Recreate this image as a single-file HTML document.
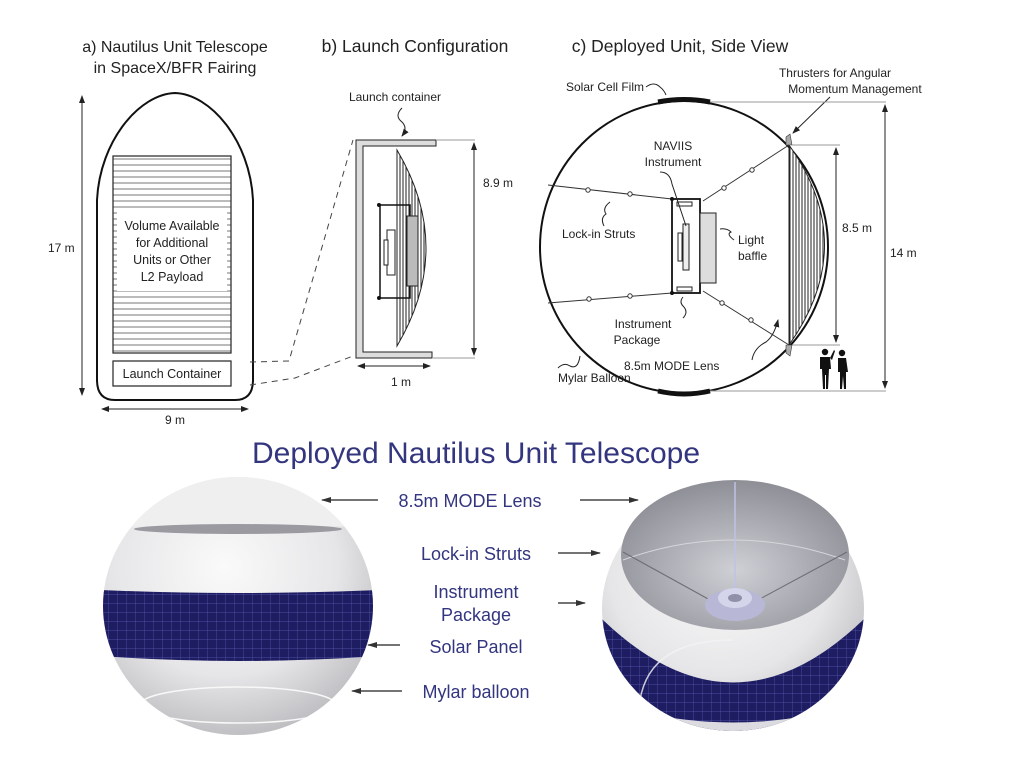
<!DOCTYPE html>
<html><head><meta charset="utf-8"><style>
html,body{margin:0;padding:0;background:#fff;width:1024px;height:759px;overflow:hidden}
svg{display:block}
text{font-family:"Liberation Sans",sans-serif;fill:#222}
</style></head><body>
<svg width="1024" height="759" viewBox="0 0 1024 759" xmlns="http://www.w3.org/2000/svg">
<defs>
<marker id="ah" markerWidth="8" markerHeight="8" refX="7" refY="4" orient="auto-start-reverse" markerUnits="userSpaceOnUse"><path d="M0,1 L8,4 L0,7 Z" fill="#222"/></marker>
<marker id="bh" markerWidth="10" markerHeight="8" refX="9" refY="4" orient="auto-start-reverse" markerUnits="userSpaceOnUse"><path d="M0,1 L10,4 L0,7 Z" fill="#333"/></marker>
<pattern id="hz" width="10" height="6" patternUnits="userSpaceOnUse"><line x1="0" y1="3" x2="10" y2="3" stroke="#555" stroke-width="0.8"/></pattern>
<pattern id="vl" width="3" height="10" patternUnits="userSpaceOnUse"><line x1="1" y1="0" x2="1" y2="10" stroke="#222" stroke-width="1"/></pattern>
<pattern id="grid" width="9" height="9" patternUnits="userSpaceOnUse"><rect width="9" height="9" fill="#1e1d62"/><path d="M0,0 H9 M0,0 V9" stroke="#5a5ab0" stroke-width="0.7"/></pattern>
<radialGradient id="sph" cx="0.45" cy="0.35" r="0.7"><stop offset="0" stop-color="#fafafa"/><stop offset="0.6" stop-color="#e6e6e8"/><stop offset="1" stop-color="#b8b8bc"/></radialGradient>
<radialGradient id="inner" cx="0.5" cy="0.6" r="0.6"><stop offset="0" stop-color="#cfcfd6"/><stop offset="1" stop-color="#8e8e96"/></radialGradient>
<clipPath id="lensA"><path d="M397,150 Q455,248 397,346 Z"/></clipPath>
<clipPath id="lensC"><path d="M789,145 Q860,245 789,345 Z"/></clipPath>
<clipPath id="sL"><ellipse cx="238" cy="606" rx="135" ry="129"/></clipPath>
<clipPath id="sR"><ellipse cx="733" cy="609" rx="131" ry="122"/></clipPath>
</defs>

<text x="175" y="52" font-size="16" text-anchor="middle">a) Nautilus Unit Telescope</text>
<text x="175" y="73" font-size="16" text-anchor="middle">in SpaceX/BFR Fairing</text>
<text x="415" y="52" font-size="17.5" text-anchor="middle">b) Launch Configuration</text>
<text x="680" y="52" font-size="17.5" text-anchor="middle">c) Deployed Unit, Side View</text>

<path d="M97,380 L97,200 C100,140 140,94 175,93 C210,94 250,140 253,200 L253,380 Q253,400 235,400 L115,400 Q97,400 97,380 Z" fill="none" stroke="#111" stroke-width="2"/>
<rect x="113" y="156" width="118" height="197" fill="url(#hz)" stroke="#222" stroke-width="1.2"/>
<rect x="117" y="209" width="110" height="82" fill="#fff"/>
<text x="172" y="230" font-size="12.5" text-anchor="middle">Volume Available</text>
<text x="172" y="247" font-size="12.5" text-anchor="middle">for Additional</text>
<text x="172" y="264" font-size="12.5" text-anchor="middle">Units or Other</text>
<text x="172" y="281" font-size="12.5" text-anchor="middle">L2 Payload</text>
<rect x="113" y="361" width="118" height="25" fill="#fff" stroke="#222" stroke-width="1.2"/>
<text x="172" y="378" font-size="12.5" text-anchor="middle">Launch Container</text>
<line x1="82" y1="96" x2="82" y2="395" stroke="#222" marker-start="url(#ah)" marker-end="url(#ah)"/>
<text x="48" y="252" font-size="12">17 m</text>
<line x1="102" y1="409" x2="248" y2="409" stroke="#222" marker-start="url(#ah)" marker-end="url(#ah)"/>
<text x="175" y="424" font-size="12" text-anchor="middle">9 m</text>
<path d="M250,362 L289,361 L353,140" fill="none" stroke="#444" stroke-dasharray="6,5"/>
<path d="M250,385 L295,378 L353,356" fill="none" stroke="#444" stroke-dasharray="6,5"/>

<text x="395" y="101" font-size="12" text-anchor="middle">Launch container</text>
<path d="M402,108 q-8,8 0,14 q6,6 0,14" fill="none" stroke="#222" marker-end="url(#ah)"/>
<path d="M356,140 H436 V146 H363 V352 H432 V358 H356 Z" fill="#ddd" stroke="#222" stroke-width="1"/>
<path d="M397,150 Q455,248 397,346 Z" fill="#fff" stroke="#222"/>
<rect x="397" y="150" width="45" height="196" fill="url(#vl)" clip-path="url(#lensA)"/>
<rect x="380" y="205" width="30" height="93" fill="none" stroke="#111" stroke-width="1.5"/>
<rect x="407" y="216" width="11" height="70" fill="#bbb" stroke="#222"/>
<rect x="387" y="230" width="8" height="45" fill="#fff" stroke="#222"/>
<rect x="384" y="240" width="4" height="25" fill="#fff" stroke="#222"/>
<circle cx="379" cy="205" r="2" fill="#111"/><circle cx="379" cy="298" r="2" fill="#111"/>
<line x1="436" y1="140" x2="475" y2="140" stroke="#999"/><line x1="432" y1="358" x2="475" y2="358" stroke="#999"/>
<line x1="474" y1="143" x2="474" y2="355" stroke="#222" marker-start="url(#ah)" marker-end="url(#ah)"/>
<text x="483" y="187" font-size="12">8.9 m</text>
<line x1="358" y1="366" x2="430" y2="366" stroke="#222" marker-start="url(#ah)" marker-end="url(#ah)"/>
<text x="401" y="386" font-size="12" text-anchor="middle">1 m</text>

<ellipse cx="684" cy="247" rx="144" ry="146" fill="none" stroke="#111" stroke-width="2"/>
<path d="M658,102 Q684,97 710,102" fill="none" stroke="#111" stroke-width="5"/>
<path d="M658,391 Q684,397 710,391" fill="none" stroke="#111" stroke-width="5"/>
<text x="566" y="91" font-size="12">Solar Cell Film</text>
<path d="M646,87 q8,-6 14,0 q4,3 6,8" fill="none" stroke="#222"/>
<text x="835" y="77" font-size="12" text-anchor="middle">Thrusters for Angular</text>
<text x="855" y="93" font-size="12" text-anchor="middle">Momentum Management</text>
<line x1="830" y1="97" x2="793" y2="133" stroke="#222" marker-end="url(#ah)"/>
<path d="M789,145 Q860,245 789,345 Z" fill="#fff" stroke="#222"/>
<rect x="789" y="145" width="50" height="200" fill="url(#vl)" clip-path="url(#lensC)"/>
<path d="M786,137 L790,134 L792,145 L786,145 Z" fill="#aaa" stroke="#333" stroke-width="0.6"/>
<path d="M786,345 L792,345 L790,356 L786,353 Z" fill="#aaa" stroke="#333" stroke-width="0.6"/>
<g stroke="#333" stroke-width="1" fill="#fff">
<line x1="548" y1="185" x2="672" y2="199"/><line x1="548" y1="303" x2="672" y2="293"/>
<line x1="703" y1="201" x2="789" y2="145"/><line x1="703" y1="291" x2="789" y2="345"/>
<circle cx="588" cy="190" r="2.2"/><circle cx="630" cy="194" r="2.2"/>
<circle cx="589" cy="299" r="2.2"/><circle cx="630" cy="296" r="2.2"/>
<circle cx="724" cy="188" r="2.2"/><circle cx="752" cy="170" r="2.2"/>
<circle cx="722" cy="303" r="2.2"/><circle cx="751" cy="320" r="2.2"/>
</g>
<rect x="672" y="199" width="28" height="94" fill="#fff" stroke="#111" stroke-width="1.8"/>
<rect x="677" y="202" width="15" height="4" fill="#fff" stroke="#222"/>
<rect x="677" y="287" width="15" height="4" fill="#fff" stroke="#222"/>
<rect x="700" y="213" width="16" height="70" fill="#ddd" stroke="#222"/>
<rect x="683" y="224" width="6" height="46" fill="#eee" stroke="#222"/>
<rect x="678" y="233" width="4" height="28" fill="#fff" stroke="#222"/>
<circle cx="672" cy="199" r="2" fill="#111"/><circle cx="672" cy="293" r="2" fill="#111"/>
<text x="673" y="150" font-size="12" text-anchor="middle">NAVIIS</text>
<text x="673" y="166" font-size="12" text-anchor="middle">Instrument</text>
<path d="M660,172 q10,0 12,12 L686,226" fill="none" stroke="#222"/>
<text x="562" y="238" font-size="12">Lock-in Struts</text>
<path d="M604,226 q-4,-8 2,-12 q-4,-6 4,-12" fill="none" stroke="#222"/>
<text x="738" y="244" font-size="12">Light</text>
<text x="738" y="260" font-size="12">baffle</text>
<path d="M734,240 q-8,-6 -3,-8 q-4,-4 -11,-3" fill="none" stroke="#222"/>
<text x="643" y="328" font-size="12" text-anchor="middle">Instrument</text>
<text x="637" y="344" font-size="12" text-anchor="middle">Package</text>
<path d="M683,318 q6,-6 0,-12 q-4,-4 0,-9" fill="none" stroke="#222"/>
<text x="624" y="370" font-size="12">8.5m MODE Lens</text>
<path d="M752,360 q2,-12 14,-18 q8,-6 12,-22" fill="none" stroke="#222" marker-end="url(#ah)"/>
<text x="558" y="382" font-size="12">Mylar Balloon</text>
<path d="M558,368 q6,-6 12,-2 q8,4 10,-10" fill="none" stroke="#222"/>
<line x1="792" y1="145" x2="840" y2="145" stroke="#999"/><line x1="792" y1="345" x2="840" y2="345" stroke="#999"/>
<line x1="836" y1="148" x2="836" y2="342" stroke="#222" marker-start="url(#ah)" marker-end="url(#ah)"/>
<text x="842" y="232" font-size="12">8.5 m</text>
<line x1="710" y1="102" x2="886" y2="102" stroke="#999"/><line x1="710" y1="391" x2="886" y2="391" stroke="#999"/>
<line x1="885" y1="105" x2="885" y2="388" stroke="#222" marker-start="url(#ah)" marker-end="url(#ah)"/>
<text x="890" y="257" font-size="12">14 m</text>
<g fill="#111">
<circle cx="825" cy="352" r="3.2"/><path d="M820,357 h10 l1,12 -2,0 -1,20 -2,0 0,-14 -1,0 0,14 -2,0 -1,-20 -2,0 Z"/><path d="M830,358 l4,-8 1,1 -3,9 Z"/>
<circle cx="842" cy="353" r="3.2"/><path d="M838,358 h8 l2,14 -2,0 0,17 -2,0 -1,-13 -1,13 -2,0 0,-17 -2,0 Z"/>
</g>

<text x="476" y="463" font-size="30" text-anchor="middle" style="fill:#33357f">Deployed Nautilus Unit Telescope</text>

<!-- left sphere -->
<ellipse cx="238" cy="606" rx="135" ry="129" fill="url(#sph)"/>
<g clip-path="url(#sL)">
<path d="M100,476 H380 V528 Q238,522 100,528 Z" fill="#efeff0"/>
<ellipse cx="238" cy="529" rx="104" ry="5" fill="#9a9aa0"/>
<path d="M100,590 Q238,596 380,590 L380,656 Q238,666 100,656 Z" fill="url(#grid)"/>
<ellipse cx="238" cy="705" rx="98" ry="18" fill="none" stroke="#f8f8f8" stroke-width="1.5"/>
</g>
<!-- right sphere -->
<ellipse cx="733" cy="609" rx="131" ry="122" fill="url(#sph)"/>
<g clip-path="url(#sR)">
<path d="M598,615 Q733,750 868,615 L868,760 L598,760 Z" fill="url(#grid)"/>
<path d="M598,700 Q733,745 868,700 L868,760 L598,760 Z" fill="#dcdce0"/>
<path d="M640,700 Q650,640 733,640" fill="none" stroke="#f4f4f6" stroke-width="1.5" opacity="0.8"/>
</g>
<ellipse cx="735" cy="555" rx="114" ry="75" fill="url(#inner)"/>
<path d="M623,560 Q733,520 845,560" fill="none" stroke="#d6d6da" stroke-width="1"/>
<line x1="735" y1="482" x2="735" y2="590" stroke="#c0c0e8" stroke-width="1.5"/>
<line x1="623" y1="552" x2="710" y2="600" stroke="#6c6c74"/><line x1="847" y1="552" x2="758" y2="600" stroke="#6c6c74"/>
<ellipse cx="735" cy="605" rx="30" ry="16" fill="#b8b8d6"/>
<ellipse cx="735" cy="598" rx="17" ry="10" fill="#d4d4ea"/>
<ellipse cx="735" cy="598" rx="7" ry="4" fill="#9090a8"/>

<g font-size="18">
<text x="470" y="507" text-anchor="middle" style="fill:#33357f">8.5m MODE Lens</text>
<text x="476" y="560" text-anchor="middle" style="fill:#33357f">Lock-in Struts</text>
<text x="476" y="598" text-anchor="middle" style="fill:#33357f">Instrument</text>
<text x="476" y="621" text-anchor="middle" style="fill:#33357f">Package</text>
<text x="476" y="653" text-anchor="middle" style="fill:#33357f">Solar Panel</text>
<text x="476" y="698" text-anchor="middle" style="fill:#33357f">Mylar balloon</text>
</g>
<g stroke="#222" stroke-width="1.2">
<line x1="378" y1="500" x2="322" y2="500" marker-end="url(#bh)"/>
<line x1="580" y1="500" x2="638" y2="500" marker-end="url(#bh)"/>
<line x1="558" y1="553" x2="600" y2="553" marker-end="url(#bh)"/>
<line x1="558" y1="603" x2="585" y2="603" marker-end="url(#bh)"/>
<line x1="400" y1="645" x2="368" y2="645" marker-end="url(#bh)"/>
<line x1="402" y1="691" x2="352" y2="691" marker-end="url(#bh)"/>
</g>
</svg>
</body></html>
==
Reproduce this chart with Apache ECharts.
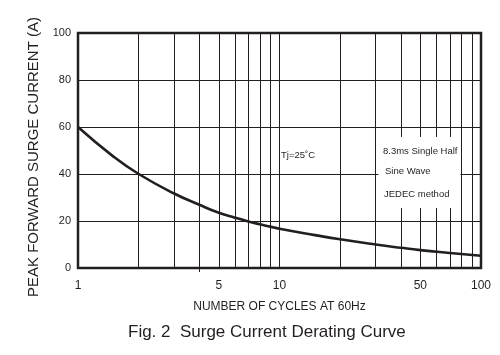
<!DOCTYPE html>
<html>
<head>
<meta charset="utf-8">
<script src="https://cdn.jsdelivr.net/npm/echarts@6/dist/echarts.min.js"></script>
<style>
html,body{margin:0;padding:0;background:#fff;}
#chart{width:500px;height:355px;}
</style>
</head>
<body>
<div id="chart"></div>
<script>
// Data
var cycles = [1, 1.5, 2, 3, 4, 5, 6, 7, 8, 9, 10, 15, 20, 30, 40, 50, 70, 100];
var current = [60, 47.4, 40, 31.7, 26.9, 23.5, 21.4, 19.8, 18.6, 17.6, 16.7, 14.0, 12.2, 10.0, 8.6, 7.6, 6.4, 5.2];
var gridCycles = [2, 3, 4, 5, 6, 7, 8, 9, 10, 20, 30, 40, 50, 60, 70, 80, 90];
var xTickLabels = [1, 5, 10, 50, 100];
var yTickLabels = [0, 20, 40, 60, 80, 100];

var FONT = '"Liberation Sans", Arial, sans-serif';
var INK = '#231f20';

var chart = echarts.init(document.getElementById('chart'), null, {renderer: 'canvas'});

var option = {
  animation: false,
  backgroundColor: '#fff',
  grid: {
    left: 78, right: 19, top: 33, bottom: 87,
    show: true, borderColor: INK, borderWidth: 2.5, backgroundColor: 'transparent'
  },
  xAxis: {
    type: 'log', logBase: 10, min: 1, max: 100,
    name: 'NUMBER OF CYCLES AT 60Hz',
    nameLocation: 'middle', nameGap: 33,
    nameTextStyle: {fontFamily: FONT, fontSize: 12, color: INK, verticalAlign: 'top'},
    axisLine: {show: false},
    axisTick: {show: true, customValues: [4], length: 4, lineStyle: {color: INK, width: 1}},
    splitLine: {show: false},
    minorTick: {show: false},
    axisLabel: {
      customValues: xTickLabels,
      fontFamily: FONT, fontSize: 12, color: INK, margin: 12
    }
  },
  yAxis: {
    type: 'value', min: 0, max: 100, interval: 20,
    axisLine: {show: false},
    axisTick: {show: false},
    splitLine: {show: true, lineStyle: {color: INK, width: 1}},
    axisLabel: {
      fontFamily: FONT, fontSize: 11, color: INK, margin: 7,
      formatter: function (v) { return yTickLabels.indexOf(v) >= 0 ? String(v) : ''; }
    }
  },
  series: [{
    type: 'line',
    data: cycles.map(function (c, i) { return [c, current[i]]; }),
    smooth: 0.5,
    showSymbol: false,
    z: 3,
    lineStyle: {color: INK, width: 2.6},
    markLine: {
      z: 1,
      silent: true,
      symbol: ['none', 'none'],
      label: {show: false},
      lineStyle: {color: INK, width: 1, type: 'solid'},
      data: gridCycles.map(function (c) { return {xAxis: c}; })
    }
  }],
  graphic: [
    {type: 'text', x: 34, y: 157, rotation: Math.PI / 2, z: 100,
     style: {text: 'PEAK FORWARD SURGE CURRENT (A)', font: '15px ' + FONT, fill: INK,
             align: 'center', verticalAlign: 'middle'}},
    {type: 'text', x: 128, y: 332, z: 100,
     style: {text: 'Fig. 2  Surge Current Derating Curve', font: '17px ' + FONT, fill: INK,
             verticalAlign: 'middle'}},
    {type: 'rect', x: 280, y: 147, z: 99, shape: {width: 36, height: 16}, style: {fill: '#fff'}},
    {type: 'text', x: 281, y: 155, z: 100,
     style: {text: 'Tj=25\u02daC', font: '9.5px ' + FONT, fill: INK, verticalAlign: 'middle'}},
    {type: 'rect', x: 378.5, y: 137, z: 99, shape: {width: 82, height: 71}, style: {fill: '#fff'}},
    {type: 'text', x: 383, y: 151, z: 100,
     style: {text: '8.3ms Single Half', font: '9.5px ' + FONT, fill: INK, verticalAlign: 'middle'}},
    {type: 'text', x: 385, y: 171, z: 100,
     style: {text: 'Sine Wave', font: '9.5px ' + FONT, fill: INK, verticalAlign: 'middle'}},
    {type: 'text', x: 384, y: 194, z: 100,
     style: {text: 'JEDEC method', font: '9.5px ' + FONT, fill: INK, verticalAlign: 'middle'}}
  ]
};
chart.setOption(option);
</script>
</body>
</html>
...
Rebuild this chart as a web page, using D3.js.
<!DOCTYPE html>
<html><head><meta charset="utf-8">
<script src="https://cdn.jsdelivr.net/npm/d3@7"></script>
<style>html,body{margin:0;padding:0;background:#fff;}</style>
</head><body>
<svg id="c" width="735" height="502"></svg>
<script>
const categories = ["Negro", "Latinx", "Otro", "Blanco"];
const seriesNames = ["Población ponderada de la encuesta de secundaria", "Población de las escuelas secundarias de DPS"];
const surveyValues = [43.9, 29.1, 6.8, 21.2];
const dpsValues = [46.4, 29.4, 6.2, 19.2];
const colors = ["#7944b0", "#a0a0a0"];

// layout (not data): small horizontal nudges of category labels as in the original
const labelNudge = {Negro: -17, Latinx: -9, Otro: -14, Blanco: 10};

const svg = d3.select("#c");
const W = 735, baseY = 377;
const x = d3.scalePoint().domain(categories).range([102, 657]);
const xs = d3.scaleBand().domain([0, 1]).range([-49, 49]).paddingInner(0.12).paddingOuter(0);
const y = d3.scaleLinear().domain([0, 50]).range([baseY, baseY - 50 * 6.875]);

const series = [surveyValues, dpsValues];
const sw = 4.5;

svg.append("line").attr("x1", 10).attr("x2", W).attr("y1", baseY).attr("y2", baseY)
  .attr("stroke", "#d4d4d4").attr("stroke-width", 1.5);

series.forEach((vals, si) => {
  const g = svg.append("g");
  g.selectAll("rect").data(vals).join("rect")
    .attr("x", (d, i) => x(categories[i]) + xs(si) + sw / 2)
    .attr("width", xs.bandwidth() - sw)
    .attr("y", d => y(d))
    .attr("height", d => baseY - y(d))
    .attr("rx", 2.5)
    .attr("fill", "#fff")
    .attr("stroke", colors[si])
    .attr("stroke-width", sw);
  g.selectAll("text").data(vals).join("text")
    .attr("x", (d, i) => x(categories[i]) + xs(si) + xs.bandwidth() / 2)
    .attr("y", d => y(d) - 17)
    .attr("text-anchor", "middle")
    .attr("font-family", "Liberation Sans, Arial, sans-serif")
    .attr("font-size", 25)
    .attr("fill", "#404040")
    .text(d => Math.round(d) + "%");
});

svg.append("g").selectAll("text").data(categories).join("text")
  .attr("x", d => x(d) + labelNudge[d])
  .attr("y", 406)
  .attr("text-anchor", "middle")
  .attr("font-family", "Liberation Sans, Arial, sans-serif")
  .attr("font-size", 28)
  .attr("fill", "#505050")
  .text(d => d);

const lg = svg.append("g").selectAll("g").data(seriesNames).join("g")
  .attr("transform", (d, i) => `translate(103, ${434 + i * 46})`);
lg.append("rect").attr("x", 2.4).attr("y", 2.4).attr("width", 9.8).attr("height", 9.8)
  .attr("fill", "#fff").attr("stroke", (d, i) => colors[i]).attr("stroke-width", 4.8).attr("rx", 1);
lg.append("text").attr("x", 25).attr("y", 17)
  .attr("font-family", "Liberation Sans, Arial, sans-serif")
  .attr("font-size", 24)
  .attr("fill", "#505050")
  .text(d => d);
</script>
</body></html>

The request
The lines to print start at the line containing "Reproduce this chart with Apache ECharts." and end at the line containing "var INK = '#231f20';"; print them exactly, both ends included, and leave out every picture.

Solution for this exercise
Reproduce this chart with Apache ECharts.
<!DOCTYPE html>
<html>
<head>
<meta charset="utf-8">
<script src="https://cdn.jsdelivr.net/npm/echarts@6/dist/echarts.min.js"></script>
<style>
html,body{margin:0;padding:0;background:#fff;}
#chart{width:500px;height:355px;}
</style>
</head>
<body>
<div id="chart"></div>
<script>
// Data
var cycles = [1, 1.5, 2, 3, 4, 5, 6, 7, 8, 9, 10, 15, 20, 30, 40, 50, 70, 100];
var current = [60, 47.4, 40, 31.7, 26.9, 23.5, 21.4, 19.8, 18.6, 17.6, 16.7, 14.0, 12.2, 10.0, 8.6, 7.6, 6.4, 5.2];
var gridCycles = [2, 3, 4, 5, 6, 7, 8, 9, 10, 20, 30, 40, 50, 60, 70, 80, 90];
var xTickLabels = [1, 5, 10, 50, 100];
var yTickLabels = [0, 20, 40, 60, 80, 100];

var FONT = '"Liberation Sans", Arial, sans-serif';
var INK = '#231f20';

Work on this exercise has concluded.